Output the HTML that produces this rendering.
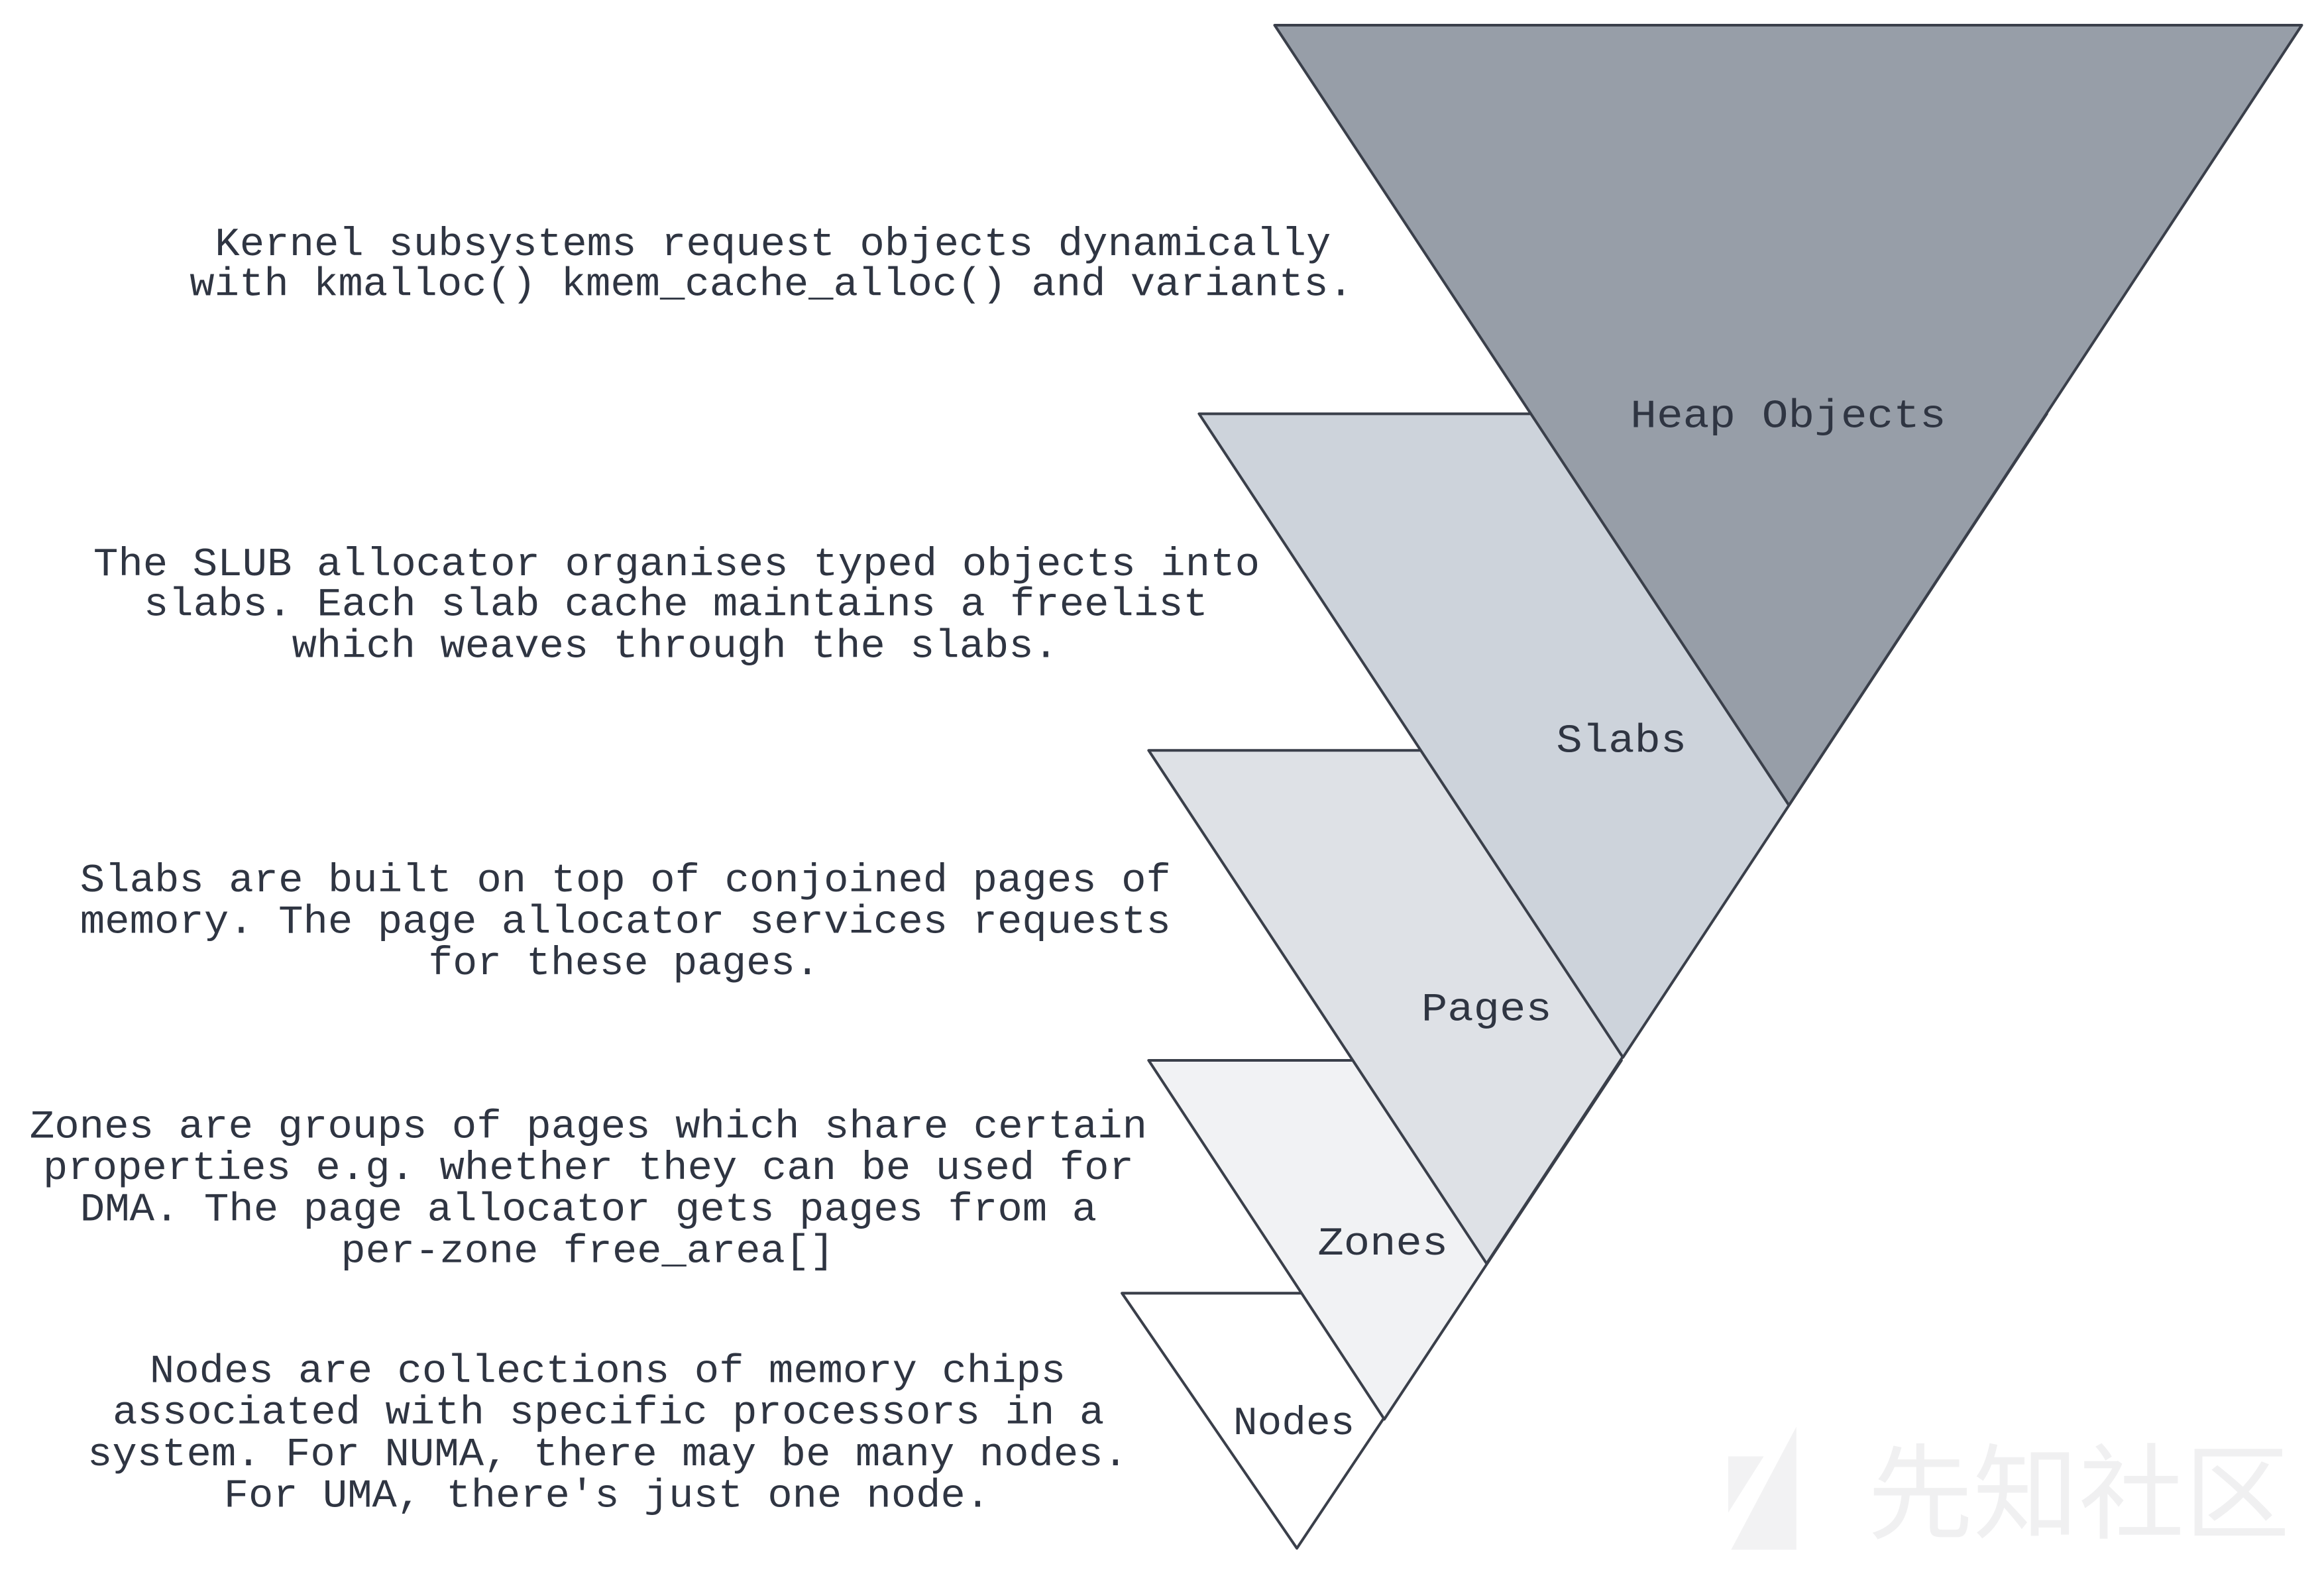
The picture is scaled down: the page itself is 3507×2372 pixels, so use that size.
<!DOCTYPE html>
<html><head><meta charset="utf-8"><style>
html,body{margin:0;padding:0;background:#fff;}
svg{display:block;}
text{font-family:"Liberation Mono","Noto Sans CJK SC",monospace;fill:#2f3542;font-size:27px;}
</style></head><body>
<svg width="3507" height="2372" viewBox="0 0 1568 1060" preserveAspectRatio="none" xmlns="http://www.w3.org/2000/svg">
<rect width="1568" height="1060" fill="#fff"/>
<g fill="#f2f2f3">
<polygon points="1166,982 1190,982 1166,1020"/>
<polygon points="1212,962 1212,1045 1168,1045"/>
<text x="1260" y="1032" style="font-size:70px;fill:#f0f0f1;font-family:'Noto Sans CJK SC',sans-serif" textLength="285" lengthAdjust="spacingAndGlyphs">先知社区</text>
</g>
<g stroke="#3a3f4a" stroke-width="1.8" stroke-linejoin="round">
<polygon points="757,872 990,872 875,1044" fill="#ffffff"/>
<polygon points="775,715 1094,715 934,957" fill="#f1f2f4"/>
<polygon points="775,506 1231,506 1003,852" fill="#dee1e6"/>
<polygon points="809,279 1381,279 1095,713" fill="#cdd3db"/>
<polygon points="860,17 1553,17 1207,543" fill="#979ea8"/>
</g>
<text x="1100" y="288" textLength="213" lengthAdjust="spacingAndGlyphs">Heap Objects</text>
<text x="1050" y="507" textLength="88" lengthAdjust="spacingAndGlyphs">Slabs</text>
<text x="959" y="688" textLength="88" lengthAdjust="spacingAndGlyphs">Pages</text>
<text x="889" y="846" textLength="88" lengthAdjust="spacingAndGlyphs">Zones</text>
<text x="832" y="967" textLength="82" lengthAdjust="spacingAndGlyphs">Nodes</text>

<text x="145" y="172" textLength="753" lengthAdjust="spacingAndGlyphs">Kernel subsystems request objects dynamically</text>
<text x="128" y="199" textLength="785" lengthAdjust="spacingAndGlyphs">with kmalloc() kmem_cache_alloc() and variants.</text>

<text x="63" y="388" textLength="787" lengthAdjust="spacingAndGlyphs">The SLUB allocator organises typed objects into</text>
<text x="97" y="415" textLength="718" lengthAdjust="spacingAndGlyphs">slabs. Each slab cache maintains a freelist</text>
<text x="197" y="443" textLength="517" lengthAdjust="spacingAndGlyphs">which weaves through the slabs.</text>

<text x="54" y="601" textLength="736" lengthAdjust="spacingAndGlyphs">Slabs are built on top of conjoined pages of</text>
<text x="54" y="629" textLength="736" lengthAdjust="spacingAndGlyphs">memory. The page allocator services requests</text>
<text x="289" y="657" textLength="264" lengthAdjust="spacingAndGlyphs">for these pages.</text>

<text x="20" y="767" textLength="754" lengthAdjust="spacingAndGlyphs">Zones are groups of pages which share certain</text>
<text x="29" y="795" textLength="736" lengthAdjust="spacingAndGlyphs">properties e.g. whether they can be used for</text>
<text x="54" y="823" textLength="686" lengthAdjust="spacingAndGlyphs">DMA. The page allocator gets pages from a</text>
<text x="230" y="851" textLength="333" lengthAdjust="spacingAndGlyphs">per-zone free_area[]</text>

<text x="101" y="932" textLength="618" lengthAdjust="spacingAndGlyphs">Nodes are collections of memory chips</text>
<text x="76" y="960" textLength="669" lengthAdjust="spacingAndGlyphs">associated with specific processors in a</text>
<text x="59" y="988" textLength="702" lengthAdjust="spacingAndGlyphs">system. For NUMA, there may be many nodes.</text>
<text x="151" y="1016" textLength="517" lengthAdjust="spacingAndGlyphs">For UMA, there's just one node.</text>
</svg>
</body></html>
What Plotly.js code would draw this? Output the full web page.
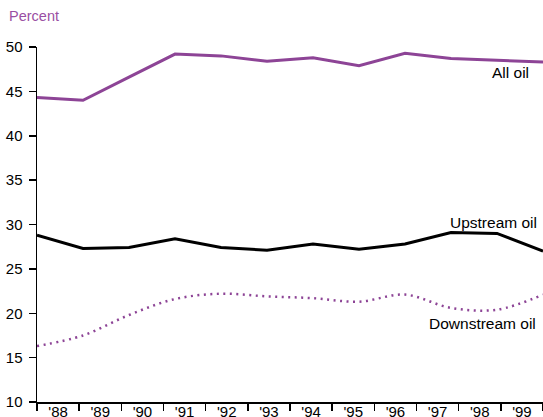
<!DOCTYPE html>
<html>
<head>
<meta charset="utf-8">
<script src="https://cdn.plot.ly/plotly-3.0.1.min.js"></script>
<style>html,body{margin:0;padding:0;background:#fff;}#chart{width:543px;height:417px;}</style>
</head>
<body>
<div id="chart"></div>
<script>
// Data
const years = [1988, 1989, 1990, 1991, 1992, 1993, 1994, 1995, 1996, 1997, 1998, 1999];
const yearLabels = ["'88", "'89", "'90", "'91", "'92", "'93", "'94", "'95", "'96", "'97", "'98", "'99"];
const allOil = [44.3, 44.0, 46.6, 49.2, 49.0, 48.4, 48.8, 47.9, 49.3, 48.7, 48.5, 48.3];
const upstreamOil = [28.8, 27.3, 27.4, 28.4, 27.4, 27.1, 27.8, 27.2, 27.8, 29.1, 29.0, 27.0];
const downstreamOil = [16.3, 17.5, 19.8, 21.6, 22.2, 21.9, 21.7, 21.3, 22.1, 20.6, 20.4, 22.1];
const yTicks = [10, 15, 20, 25, 30, 35, 40, 45, 50];

const purple = '#8D4496';
const font = 'Liberation Sans, Arial, sans-serif';

const traces = [
  {x: years, y: allOil, xaxis: 'x2', yaxis: 'y', mode: 'lines', type: 'scatter',
   line: {color: purple, width: 3}, hoverinfo: 'none'},
  {x: years, y: upstreamOil, xaxis: 'x2', yaxis: 'y', mode: 'lines', type: 'scatter',
   line: {color: '#000000', width: 3}, hoverinfo: 'none'},
  {x: years, y: downstreamOil, xaxis: 'x2', yaxis: 'y', mode: 'lines', type: 'scatter',
   line: {color: purple, width: 2.5, dash: '2px,4.5px', shape: 'spline', smoothing: 1}, hoverinfo: 'none'},
  // invisible trace to host the category axis
  {x: yearLabels, y: yearLabels.map(() => null), xaxis: 'x', yaxis: 'y', mode: 'lines',
   type: 'scatter', hoverinfo: 'none', showlegend: false}
];

const layout = {
  width: 543, height: 417,
  margin: {l: 37, r: 0, t: 47, b: 15, pad: 0},
  paper_bgcolor: '#ffffff', plot_bgcolor: '#ffffff',
  showlegend: false,
  font: {family: font, size: 15, color: '#000000'},
  title: {text: 'Percent', xref: 'container', yref: 'container', x: 9/543, xanchor: 'left',
          y: 1 - 16/417, yanchor: 'middle', font: {family: font, size: 14.5, color: '#9A4FA3'}},
  xaxis: {type: 'category', categoryorder: 'array', categoryarray: yearLabels,
          range: [-0.5, 11.5], tickmode: 'array', tickvals: yearLabels, ticktext: yearLabels,
          tickson: 'boundaries', ticks: 'outside', ticklen: 7, tickwidth: 1.5, tickcolor: '#000',
          ticklabelstandoff: -5,
          showline: true, linecolor: '#000', linewidth: 1.5, showgrid: false, zeroline: false,
          tickfont: {family: font, size: 15, color: '#000'}, fixedrange: true},
  xaxis2: {overlaying: 'x', range: [1988, 1999], visible: false, showgrid: false, zeroline: false, fixedrange: true},
  yaxis: {range: [10, 50], tickmode: 'array', tickvals: yTicks, ticks: 'outside', ticklen: 7,
          tickwidth: 1.5, tickcolor: '#000', showline: true, linecolor: '#000', linewidth: 1.5,
          ticklabelstandoff: 3,
          showgrid: false, zeroline: false, tickfont: {family: font, size: 15, color: '#000'}, fixedrange: true},
  annotations: [
    {xref: 'x2', yref: 'y', x: 1998.74, y: 47.1, text: 'All oil', showarrow: false,
     xanchor: 'right', yanchor: 'middle', font: {family: font, size: 15.5, color: '#000'}},
    {xref: 'x2', yref: 'y', x: 1998.91, y: 30.2, text: 'Upstream oil', showarrow: false,
     xanchor: 'right', yanchor: 'middle', font: {family: font, size: 15.5, color: '#000'}},
    {xref: 'x2', yref: 'y', x: 1998.89, y: 18.9, text: 'Downstream oil', showarrow: false,
     xanchor: 'right', yanchor: 'middle', font: {family: font, size: 15.5, color: '#000'}}
  ]
};

Plotly.newPlot('chart', traces, layout, {staticPlot: true, displayModeBar: false});
</script>
</body>
</html>
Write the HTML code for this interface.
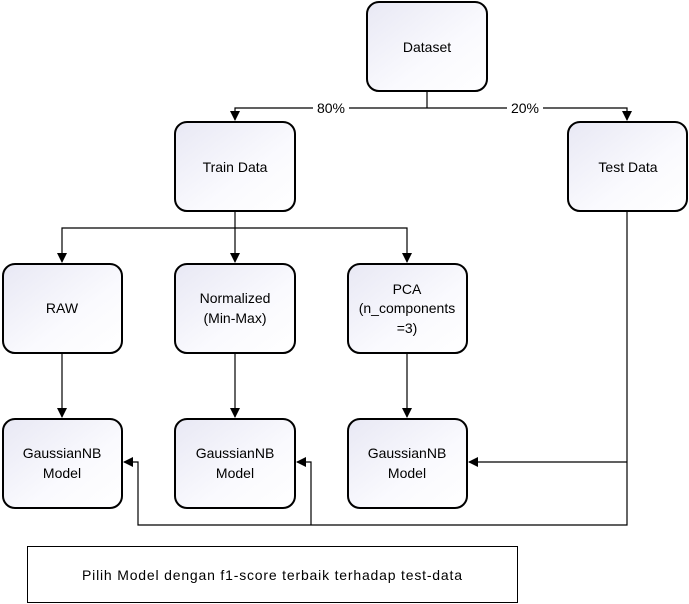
#####
- **Problem description**: Repeat the lines exactly as they stand, from the opening line of the data through the line with "kmem_cache_alloc() and variants.</text>". Pictures stay out of the copy.

- **Reply to the task**:
Output the HTML that produces this rendering.
The picture is scaled down: the page itself is 3507×2372 pixels, so use that size.
<!DOCTYPE html>
<html><head><meta charset="utf-8"><style>
html,body{margin:0;padding:0;background:#fff;}
svg{display:block;}
text{font-family:"Liberation Mono","Noto Sans CJK SC",monospace;fill:#2f3542;font-size:27px;}
</style></head><body>
<svg width="3507" height="2372" viewBox="0 0 1568 1060" preserveAspectRatio="none" xmlns="http://www.w3.org/2000/svg">
<rect width="1568" height="1060" fill="#fff"/>
<g fill="#f2f2f3">
<polygon points="1166,982 1190,982 1166,1020"/>
<polygon points="1212,962 1212,1045 1168,1045"/>
<text x="1260" y="1032" style="font-size:70px;fill:#f0f0f1;font-family:'Noto Sans CJK SC',sans-serif" textLength="285" lengthAdjust="spacingAndGlyphs">先知社区</text>
</g>
<g stroke="#3a3f4a" stroke-width="1.8" stroke-linejoin="round">
<polygon points="757,872 990,872 875,1044" fill="#ffffff"/>
<polygon points="775,715 1094,715 934,957" fill="#f1f2f4"/>
<polygon points="775,506 1231,506 1003,852" fill="#dee1e6"/>
<polygon points="809,279 1381,279 1095,713" fill="#cdd3db"/>
<polygon points="860,17 1553,17 1207,543" fill="#979ea8"/>
</g>
<text x="1100" y="288" textLength="213" lengthAdjust="spacingAndGlyphs">Heap Objects</text>
<text x="1050" y="507" textLength="88" lengthAdjust="spacingAndGlyphs">Slabs</text>
<text x="959" y="688" textLength="88" lengthAdjust="spacingAndGlyphs">Pages</text>
<text x="889" y="846" textLength="88" lengthAdjust="spacingAndGlyphs">Zones</text>
<text x="832" y="967" textLength="82" lengthAdjust="spacingAndGlyphs">Nodes</text>

<text x="145" y="172" textLength="753" lengthAdjust="spacingAndGlyphs">Kernel subsystems request objects dynamically</text>
<text x="128" y="199" textLength="785" lengthAdjust="spacingAndGlyphs">with kmalloc() kmem_cache_alloc() and variants.</text>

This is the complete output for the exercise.